Mayor of Yarmouth
- In office 1988–2008
- Preceded by: Marjorie McEachern
- Succeeded by: Phil Mooney

Personal details
- Born: October 31, 1937 (age 88) Yarmouth, Nova Scotia
- Party: Progressive Conservative

= Charles A. Crosby =

Charles A. (Tick) Crosby (born October 31, 1937) is a former mayor of the town of Yarmouth, Nova Scotia, Canada. He served from 1988 to 2008 and in 2004, he was also President of the Union of Nova Scotia Municipalities.

==Political career==
Crosby was first elected to Town Council in 1968 and was first elected as Mayor in 1988. During his early years in office, the town was experiencing a difficult time economically as it lost its largest employer, Dominion Textiles and in 1990 the Canadian National Railway ceased to operate. Crosby responded by advancing a plan to bring jobs to the town by turning the closed Rio Algom tin mine into a home for Halifax Regional Municipality's waste, but the plan met strong opposition from environmentalists. Since then, the centre of town was refurbished and the area became centered on the tourist trade.

Notable accomplishments during Crosby's tenure as mayor included the construction of Mariners Centre arena, revitalization of the waterfront, improvements to the water and wastewater treatment systems, development of Starrs Road as a commercial district, and the construction of a new Town Hall.

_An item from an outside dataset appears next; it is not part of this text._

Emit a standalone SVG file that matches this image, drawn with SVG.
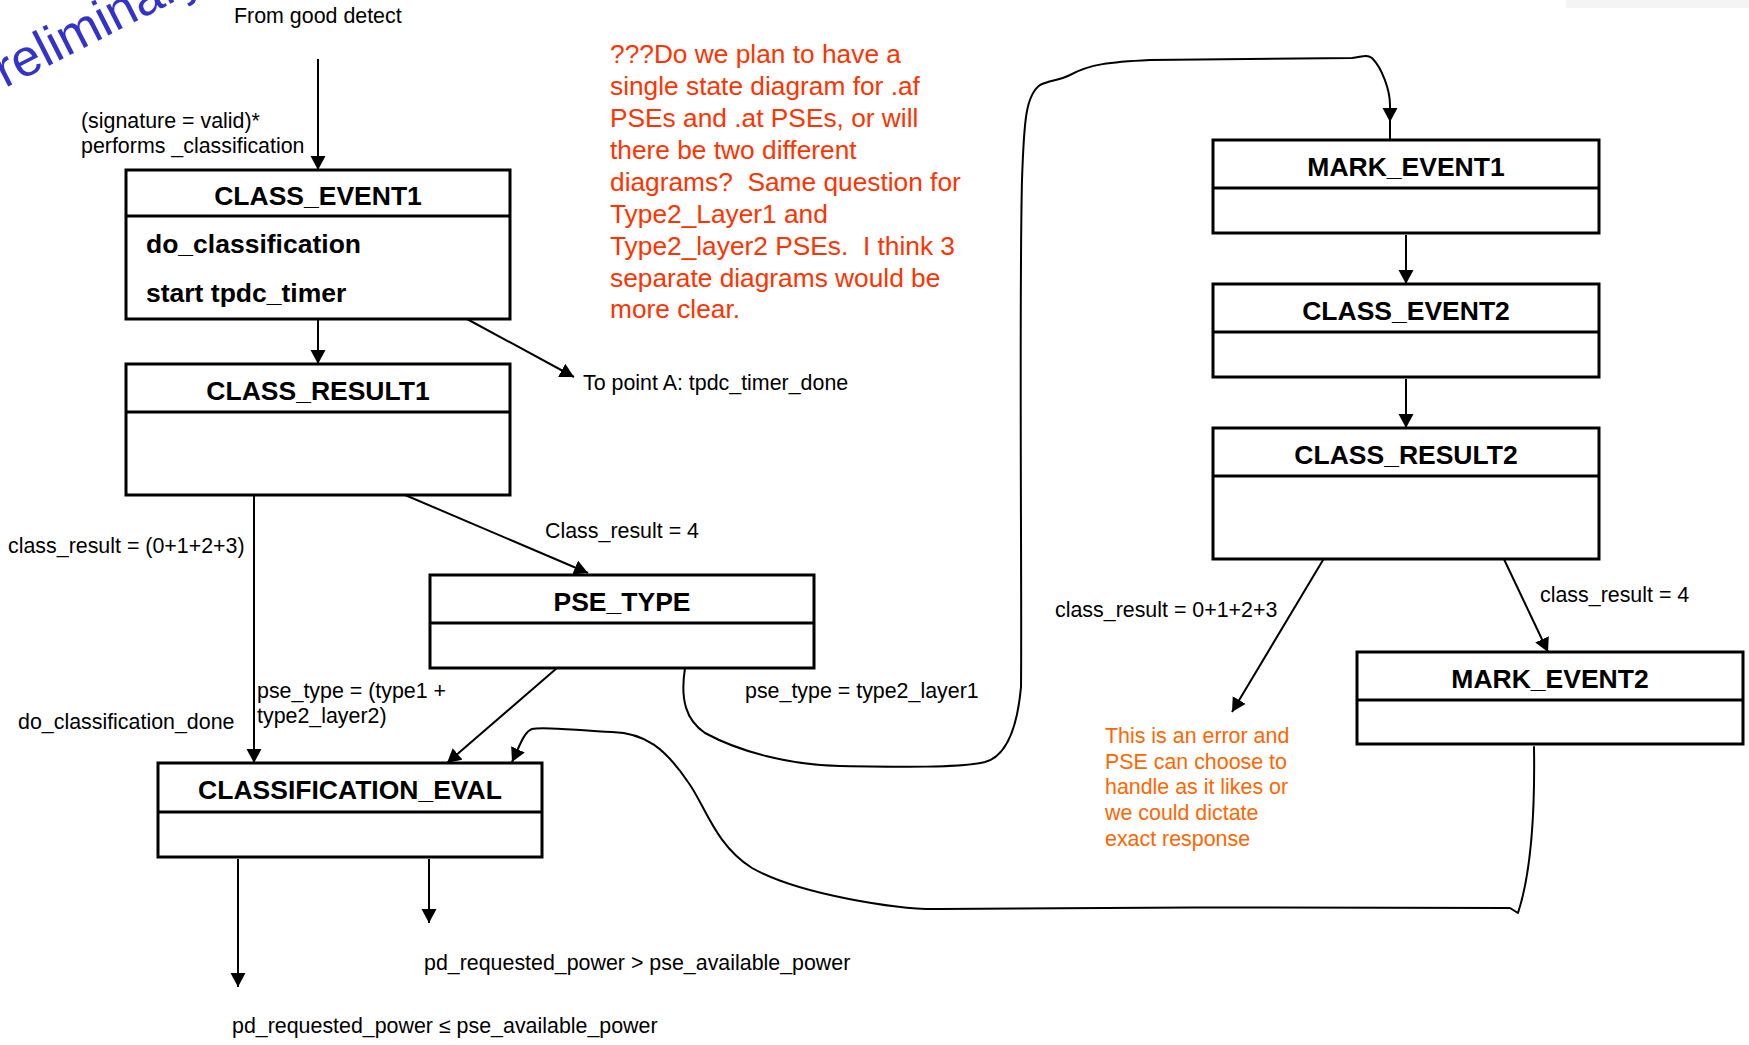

He was defeated in the 2008 municipal election by Phil Mooney. On February 13, 2009, a tribute dinner was held for Crosby, where he was given a key to the town and Brooklyn Street was renamed Charles Crosby Drive.

On April 29, 2010, Crosby announced that he would run for the Progressive Conservative nomination for the provincial byelection in the electoral district of Yarmouth. On May 29, 2010, he won the nomination, but he was defeated in the byelection held on June 22, 2010, finishing second to Liberal Zach Churchill.

In 2012, Crosby ran again for mayor in the Nova Scotia municipal elections but he finished second with 23 percent of the vote.